M.D. Nalapat
The United States and the European Union have imposed fresh sanctions on Russia over the escalating Ukraine crisis. There have even been calls to strip Russia of the right to host the 2018 World Cup or to boycott it after some Western leaders and media accused "pro-Russia separatists" of downing the Malaysian Airlines Flight MH17 in eastern Ukraine on July 17.
The Western media (and some Western leaders) have been claiming right from the outset that the "missile" used to "shoot down" the plane was made in Russia. Their political goal is to turn international opinion against Russia and its supporters in Ukraine, and their strategic objective is to ensure a halt to the use of missiles by pro-Russia groups in order to give the Ukrainian military an immense advantage against them. The so-called voice transcripts that some Western media outlets cited as evidence to "prove" that pro-Russia groups shot down the aircraft could have been easily manufactured in any intelligence agency laboratory and, hence, will prove nothing unless those engaged in the "conversations" are identified beyond doubt.
Western powers have to accept the fact that Ukraine is a divided country, and perhaps needs a Cyprus-like solution, that is, partitioning into pro-Russia and pro-NATO parts. That the NATO refuses to acknowledge this and still believes that it can hold sway over the whole of Ukraine by eliminating Moscow's influence is indicative of what may be termed the "Bretton Woods syndrome".
In the 1990s, after the collapse of the Soviet Union, the US and its EU allies lost an opportunity to create a sustainable partnership with the newly formed Russian Federation by effectively insisting on surrender conditions for establishing any sort of relationship between NATO and Moscow. This is the fuse that ultimately led to the MH17 explosion.

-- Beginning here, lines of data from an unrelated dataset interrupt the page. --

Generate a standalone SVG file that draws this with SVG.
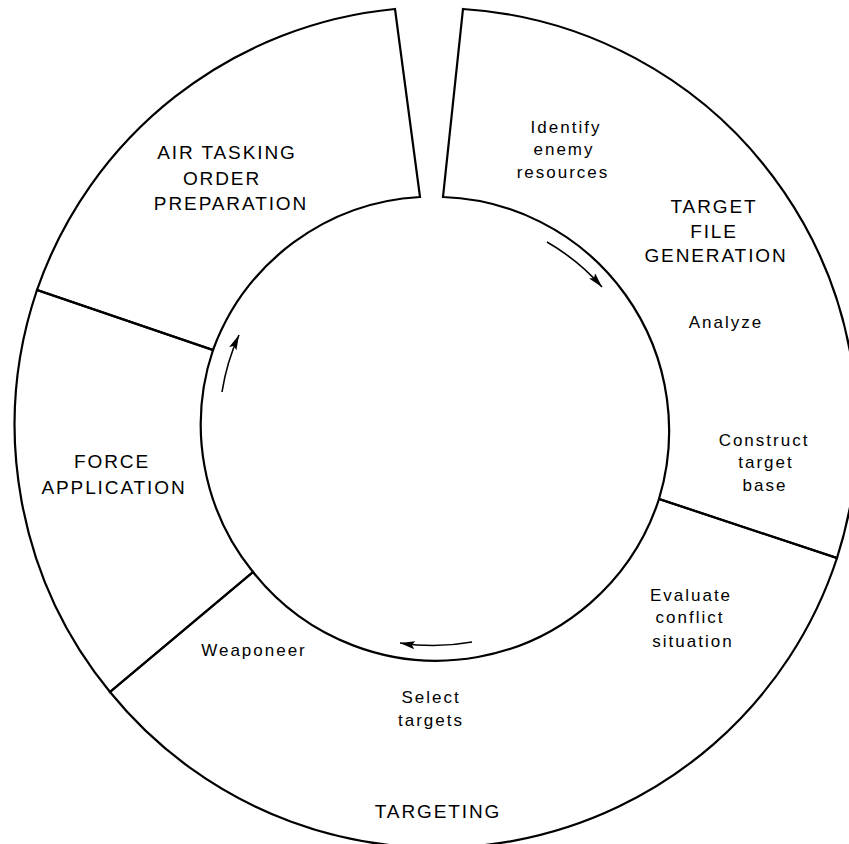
<svg xmlns="http://www.w3.org/2000/svg" width="849" height="844" viewBox="0 0 849 844">
  <style>
    .seg { fill: none; stroke: #000; stroke-width: 2.2; stroke-linejoin: miter; }
    .cap { font-family: "Liberation Sans", Arial, sans-serif; font-size: 19px; letter-spacing: 1.9px; text-anchor: middle; fill: #000; }
    .sm { font-family: "Liberation Sans", Arial, sans-serif; font-size: 17px; letter-spacing: 2px; text-anchor: middle; fill: #000; }
    .arr { fill: none; stroke: #000; stroke-width: 1.6; }
  </style>
  <defs>
    <marker id="ah" markerUnits="userSpaceOnUse" markerWidth="17" markerHeight="9" refX="15" refY="4" orient="auto">
      <path d="M0,0 L15,4 L0,8 L3,4 Z" fill="#000"/>
    </marker>
  </defs>
  <rect width="849" height="844" fill="#fff"/>

  <g id="target-file-generation">
    <path class="seg" d="M463,9 A421,421 0 0,1 837,558 L659,499 A234,234 0 0,0 443,197 Z"/>
    <text class="sm" x="566" y="133">Identify</text>
    <text class="sm" x="564" y="155">enemy</text>
    <text class="sm" x="563" y="178">resources</text>
    <text class="cap" x="714" y="213">TARGET</text>
    <text class="cap" x="714" y="238">FILE</text>
    <text class="cap" x="716" y="262">GENERATION</text>
    <text class="sm" x="726" y="328">Analyze</text>
    <text class="sm" x="764" y="446">Construct</text>
    <text class="sm" x="766" y="468">target</text>
    <text class="sm" x="765" y="491">base</text>
  </g>

  <g id="targeting">
    <path class="seg" d="M837,558 A421,421 0 0,1 110,692 L253,572 A234,234 0 0,0 659,499 Z"/>
    <text class="sm" x="691" y="601">Evaluate</text>
    <text class="sm" x="690" y="623">conflict</text>
    <text class="sm" x="693" y="647">situation</text>
    <text class="sm" x="431" y="703">Select</text>
    <text class="sm" x="431" y="726">targets</text>
    <text class="sm" x="254" y="656">Weaponeer</text>
    <text class="cap" x="438" y="818">TARGETING</text>
  </g>

  <g id="force-application">
    <path class="seg" d="M110,692 A421,421 0 0,1 37,290 L213,350 A234,234 0 0,0 253,572 Z"/>
    <text class="cap" x="112" y="468">FORCE</text>
    <text class="cap" x="114" y="494">APPLICATION</text>
  </g>

  <g id="air-tasking-order-preparation">
    <path class="seg" d="M37,290 A421,421 0 0,1 395,9 L420,197 A234,234 0 0,0 213,350 Z"/>
    <text class="cap" x="227" y="159">AIR TASKING</text>
    <text class="cap" x="222" y="185">ORDER</text>
    <text class="cap" x="231" y="210">PREPARATION</text>
  </g>

  <g id="connectors">
    <path class="arr" d="M547,242 A219,219 0 0,1 602,287" marker-end="url(#ah)"/>
    <path class="arr" d="M472,642 A216,216 0 0,1 400,643" marker-end="url(#ah)"/>
    <path class="arr" d="M222,392 A217,217 0 0,1 239,335" marker-end="url(#ah)"/>
  </g>
</svg>
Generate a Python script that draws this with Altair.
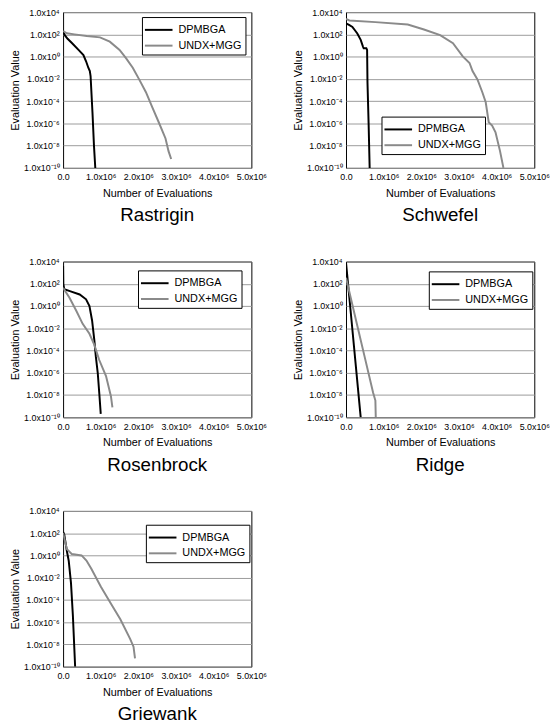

Once the Soviet Union collapsed, NATO assumed that it could carry into the 21st century the Bretton Woods system, which was created in 1945 and handed the reins of the international architecture to the US and its key European allies.
Three of the five permanent members of the UN Security Council are NATO member-states while the World Bank and the International Monetary Fund are still controlled by the military alliance partners. It is the refusal by the US and its allies to accept that the world has changed since 1945 that has led to the creation of alternative geopolitical architectures, such as the establishment of a BRICS development bank, which was announced in Fortaleza, Brazil, just over two weeks ago.
The "Bretton Woods syndrome" (or the refusal to accept and adjust to the realities of the post-1945 world) was manifested in the military sphere after the 2003 invasion and occupation of Iraq. Since then, under specially created doctrines and a largely silent UN bureaucracy, NATO has been trying to get back the power that the US and key EU states enjoyed in the previous two centuries - of using military force to resolve issues to their advantage.
The Libyan government was toppled in 2011, followed by determined but until now unsuccessful efforts to overthrow Syrian President Bashar al-Assad even though Syria has maintained peace with Israel for four decades and more. Because the NATO alliance no longer has the power to enforce its will across the globe, each of its initiatives has been a disaster. Libya has dissolved into a fractured country, ruled by warlords. In Syria's case, the cash, weapons and training given to rebels, including terrorists, have ended up in the formation of the "Islamic State", creating monsters which threaten global security.
NATO has become a "monkey army", which can destroy a country very effectively but is powerless when it comes to rebuilding it - just as monkeys can wreak havoc but cannot clean up the resultant mess.
NATO powers tried their utmost last year to bring Ukraine into their fold, using the usual tactics of mobilizing street power and strengthening some elements in Ukraine who seem to be the "ideological descendants" of the pro-Hitler groups found in the country from 1941 to 1945. The Western military alliance's attempt failed, because Moscow refused to follow former Russian president Boris Yeltsin's script of accepting whatever punishment NATO inflicted on Russia.
The Russia-Georgia War in 2008 should have been a warning for the Western military bloc not to try its game in (or with) Ukraine. But a hyper-confident NATO, deep in the grip of the "Bretton Woods syndrome", went ahead and orchestrated the overthrow of the democratically elected government in Kiev, replacing it with its own nominees.
What has followed shows that the world has moved far (nay permanently) away from the Bretton Woods system which empowered the US and the EU to dominate international discourse. MH17 is an indication of the chaos that will ensue - and has already ensued in many parts of the world - if the US and its NATO allies do not cure themselves of the "Bretton Woods syndrome" and change their policies to meet the demands of a multipolar global architecture, which had already taken shape in the 1990s but was ignored by the US and the EU in their blindness to carry forward their dominance and influence into the 21st century.
The author is vice-chair of Manipal Advanced Research Group, and UNESCO peace chair and professor of geopolitics at Manipal University, India.